-- START OF Provided information --
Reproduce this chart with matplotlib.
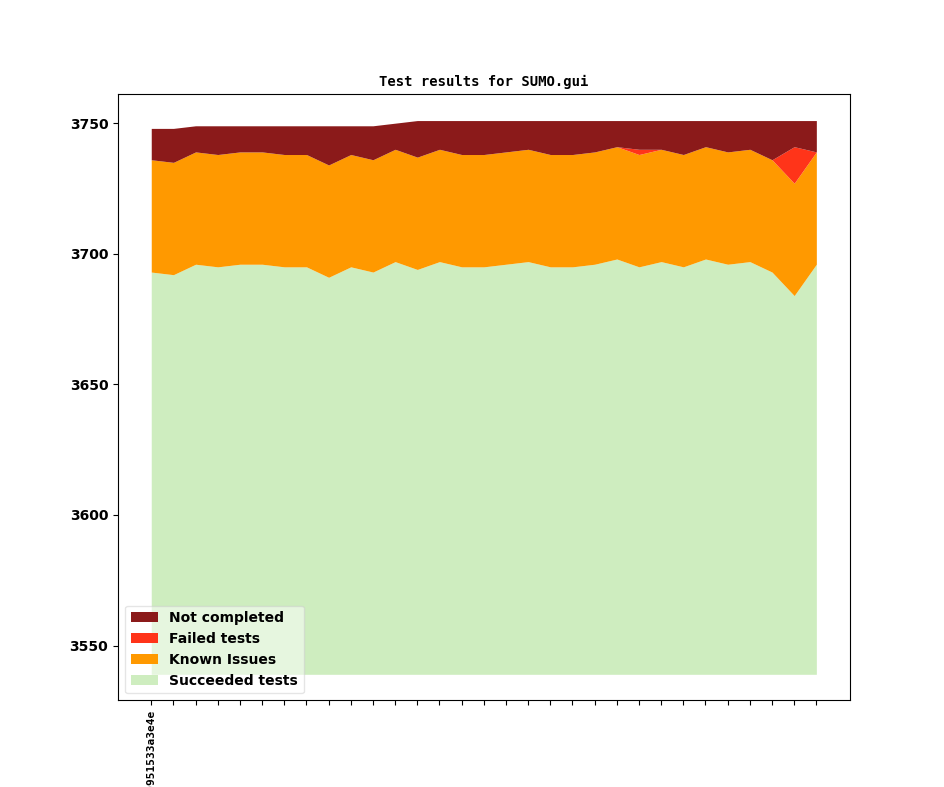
import matplotlib
matplotlib.use('Agg')
import matplotlib.pyplot as plt
import numpy as np

# test counts per revision
revisions = ['v1_9_2+0951533a3e4e'] + [''] * 30
succeeded = [3693, 3692, 3696, 3695, 3696, 3696, 3695, 3695, 3691, 3695, 3693,
             3697, 3694, 3697, 3695, 3695, 3696, 3697, 3695, 3695, 3696, 3698,
             3695, 3697, 3695, 3698, 3696, 3697, 3693, 3684, 3696]
known_issues = [43] * 31
failed = [0] * 22 + [2] + [0] * 6 + [14] + [0]
not_completed = [12, 13, 10, 11, 10, 10, 11, 11, 15, 11, 13, 10, 14, 11, 13, 13,
                 12, 11, 13, 13, 12, 10, 11, 11, 13, 10, 12, 11, 15, 10, 12]
base = 3539

labels = ['Succeeded tests', 'Known Issues', 'Failed tests', 'Not completed']
colors = ['#ceedbf', '#ff9900', '#ff3419', '#8b1a1a']

x = np.arange(len(revisions))
series = [succeeded, known_issues, failed, not_completed]

fig, ax = plt.subplots(figsize=(9.44, 7.87), dpi=100)
lower = np.full(len(x), base, dtype=float)
upper = np.array(succeeded, dtype=float)
handles = []
for n, s in enumerate(series):
    if n > 0:
        upper = lower + np.array(s, dtype=float)
    h = ax.fill_between(x, lower, upper, color=colors[n], label=labels[n], lw=0)
    handles.append(h)
    lower = upper

total = upper
ax.set_ylim(base - 10, total.max() + 10)
ax.set_xticks(x)
ax.set_xticklabels(revisions, rotation=90, family='monospace', fontsize=8,
                   fontweight='bold')
for t in ax.get_yticklabels():
    t.set_fontweight('bold')
ax.set_title('Test results for SUMO.gui', family='monospace', fontweight='bold',
             fontsize=10)
ax.legend(handles[::-1], labels[::-1], loc='lower left', framealpha=0.5,
          prop={'weight': 'bold', 'size': 10})

plt.savefig('out.png', dpi=100)
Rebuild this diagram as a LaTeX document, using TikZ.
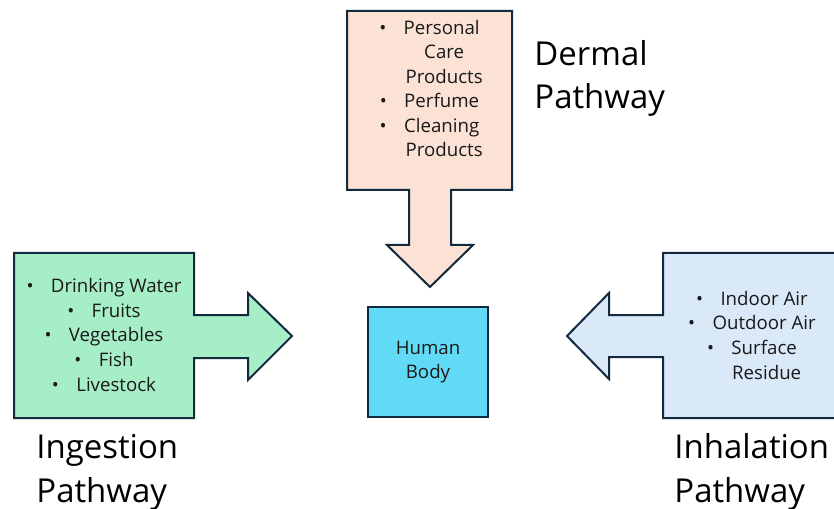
\documentclass[tikz,border=0pt]{standalone}
\usepackage{fontspec}
\setmainfont{Open Sans}
\usepackage{tikz}
\definecolor{dermalFill}{HTML}{FBE2D5}
\definecolor{ingestFill}{HTML}{A6EEC6}
\definecolor{inhaleFill}{HTML}{DAE9F8}
\definecolor{bodyFill}{HTML}{61DAF6}
\definecolor{edgeCol}{HTML}{13293D}
\newcommand{\bul}{\textbullet\hspace{13pt}}
\newcommand{\hang}{\hspace*{22pt}}

\begin{document}
\begin{tikzpicture}[x=0.75pt, y=-0.75pt, line width=1.5pt,
        every node/.style={font=\fontsize{14}{18.4}\selectfont, align=center, text=black!90},
        callout/.style={draw=edgeCol, line join=miter},
        listText/.style={anchor=base},
        pathLabel/.style={font=\fontsize{24.7}{32.3}\selectfont, align=left, anchor=base west, text=black}]
        \useasboundingbox (0,0) rectangle (834,509);
        \clip (0,0) rectangle (834,509);

        % dermal callout, arrow pointing down
        \draw [callout, fill=dermalFill] (347,11) -- (512,11) -- (512,190) -- (451,190) -- (451,245)
            -- (473,245) -- (430,287) -- (387,245) -- (409,245) -- (409,190) -- (347,190) -- cycle;
        % ingestion callout, arrow pointing right
        \draw [callout, fill=ingestFill] (14,253) -- (194,253) -- (194,315) -- (248,315) -- (248,293)
            -- (292,336) -- (248,380) -- (248,358) -- (194,358) -- (194,418) -- (14,418) -- cycle;
        % inhalation callout, arrow pointing left
        \draw [callout, fill=inhaleFill] (841,253) -- (663,253) -- (663,315) -- (609,315) -- (609,293)
            -- (567,336) -- (609,379) -- (609,357) -- (663,357) -- (663,418) -- (841,418) -- cycle;

        \node [draw=edgeCol, fill=bodyFill, minimum width=90pt, minimum height=82.5pt] (humanBody) at (428,362) {Human\\Body};

        % base = baseline of the last line
        \node [listText] (dermalList) at (429.5,157) {\bul Personal\\ \hang Care\\ \hang Products\\ \bul Perfume\\ \bul Cleaning\\ \hang Products};
        \node [listText] (ingestList) at (104,391) {\bul Drinking Water\\ \bul Fruits\\ \bul Vegetables\\ \bul Fish\\ \bul Livestock};
        \node [listText] (inhaleList) at (752,379) {\bul Indoor Air\\ \bul Outdoor Air\\ \bul Surface\\ \hang Residue};

        \node [pathLabel] (dermalLabel) at (529,109) {Dermal\\Pathway};
        \node [pathLabel] (ingestLabel) at (31,502) {Ingestion\\Pathway};
        \node [pathLabel] (inhaleLabel) at (669,502) {Inhalation\\Pathway};
    \end{tikzpicture}
\end{document}
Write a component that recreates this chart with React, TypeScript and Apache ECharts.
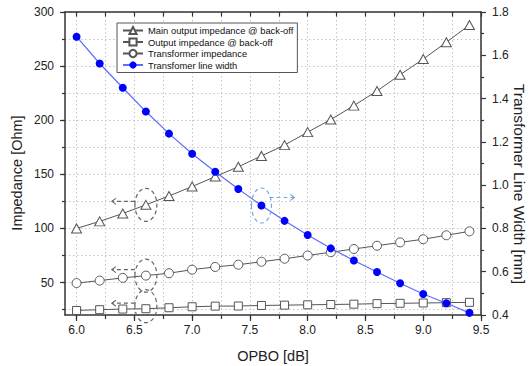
-- END OF Provided information --
Leave out the pictures and print every line of the data exactly.

Reproduce this chart with matplotlib.
import matplotlib
matplotlib.use('Agg')
import matplotlib.pyplot as plt
import numpy as np

# test counts per revision
revisions = ['v1_9_2+0951533a3e4e'] + [''] * 30
succeeded = [3693, 3692, 3696, 3695, 3696, 3696, 3695, 3695, 3691, 3695, 3693,
             3697, 3694, 3697, 3695, 3695, 3696, 3697, 3695, 3695, 3696, 3698,
             3695, 3697, 3695, 3698, 3696, 3697, 3693, 3684, 3696]
known_issues = [43] * 31
failed = [0] * 22 + [2] + [0] * 6 + [14] + [0]
not_completed = [12, 13, 10, 11, 10, 10, 11, 11, 15, 11, 13, 10, 14, 11, 13, 13,
                 12, 11, 13, 13, 12, 10, 11, 11, 13, 10, 12, 11, 15, 10, 12]
base = 3539

labels = ['Succeeded tests', 'Known Issues', 'Failed tests', 'Not completed']
colors = ['#ceedbf', '#ff9900', '#ff3419', '#8b1a1a']

x = np.arange(len(revisions))
series = [succeeded, known_issues, failed, not_completed]

fig, ax = plt.subplots(figsize=(9.44, 7.87), dpi=100)
lower = np.full(len(x), base, dtype=float)
upper = np.array(succeeded, dtype=float)
handles = []
for n, s in enumerate(series):
    if n > 0:
        upper = lower + np.array(s, dtype=float)
    h = ax.fill_between(x, lower, upper, color=colors[n], label=labels[n], lw=0)
    handles.append(h)
    lower = upper

total = upper
ax.set_ylim(base - 10, total.max() + 10)
ax.set_xticks(x)
ax.set_xticklabels(revisions, rotation=90, family='monospace', fontsize=8,
                   fontweight='bold')
for t in ax.get_yticklabels():
    t.set_fontweight('bold')
ax.set_title('Test results for SUMO.gui', family='monospace', fontweight='bold',
             fontsize=10)
ax.legend(handles[::-1], labels[::-1], loc='lower left', framealpha=0.5,
          prop={'weight': 'bold', 'size': 10})

plt.savefig('out.png', dpi=100)
Rebuild this diagram as a LaTeX document, using TikZ.
\documentclass[tikz,border=0pt]{standalone}
\usepackage{fontspec}
\setmainfont{Open Sans}
\usepackage{tikz}
\definecolor{dermalFill}{HTML}{FBE2D5}
\definecolor{ingestFill}{HTML}{A6EEC6}
\definecolor{inhaleFill}{HTML}{DAE9F8}
\definecolor{bodyFill}{HTML}{61DAF6}
\definecolor{edgeCol}{HTML}{13293D}
\newcommand{\bul}{\textbullet\hspace{13pt}}
\newcommand{\hang}{\hspace*{22pt}}

\begin{document}
\begin{tikzpicture}[x=0.75pt, y=-0.75pt, line width=1.5pt,
        every node/.style={font=\fontsize{14}{18.4}\selectfont, align=center, text=black!90},
        callout/.style={draw=edgeCol, line join=miter},
        listText/.style={anchor=base},
        pathLabel/.style={font=\fontsize{24.7}{32.3}\selectfont, align=left, anchor=base west, text=black}]
        \useasboundingbox (0,0) rectangle (834,509);
        \clip (0,0) rectangle (834,509);

        % dermal callout, arrow pointing down
        \draw [callout, fill=dermalFill] (347,11) -- (512,11) -- (512,190) -- (451,190) -- (451,245)
            -- (473,245) -- (430,287) -- (387,245) -- (409,245) -- (409,190) -- (347,190) -- cycle;
        % ingestion callout, arrow pointing right
        \draw [callout, fill=ingestFill] (14,253) -- (194,253) -- (194,315) -- (248,315) -- (248,293)
            -- (292,336) -- (248,380) -- (248,358) -- (194,358) -- (194,418) -- (14,418) -- cycle;
        % inhalation callout, arrow pointing left
        \draw [callout, fill=inhaleFill] (841,253) -- (663,253) -- (663,315) -- (609,315) -- (609,293)
            -- (567,336) -- (609,379) -- (609,357) -- (663,357) -- (663,418) -- (841,418) -- cycle;

        \node [draw=edgeCol, fill=bodyFill, minimum width=90pt, minimum height=82.5pt] (humanBody) at (428,362) {Human\\Body};

        % base = baseline of the last line
        \node [listText] (dermalList) at (429.5,157) {\bul Personal\\ \hang Care\\ \hang Products\\ \bul Perfume\\ \bul Cleaning\\ \hang Products};
        \node [listText] (ingestList) at (104,391) {\bul Drinking Water\\ \bul Fruits\\ \bul Vegetables\\ \bul Fish\\ \bul Livestock};
        \node [listText] (inhaleList) at (752,379) {\bul Indoor Air\\ \bul Outdoor Air\\ \bul Surface\\ \hang Residue};

        \node [pathLabel] (dermalLabel) at (529,109) {Dermal\\Pathway};
        \node [pathLabel] (ingestLabel) at (31,502) {Ingestion\\Pathway};
        \node [pathLabel] (inhaleLabel) at (669,502) {Inhalation\\Pathway};
    \end{tikzpicture}
\end{document}
Write a component that recreates this chart with React, TypeScript and Apache ECharts.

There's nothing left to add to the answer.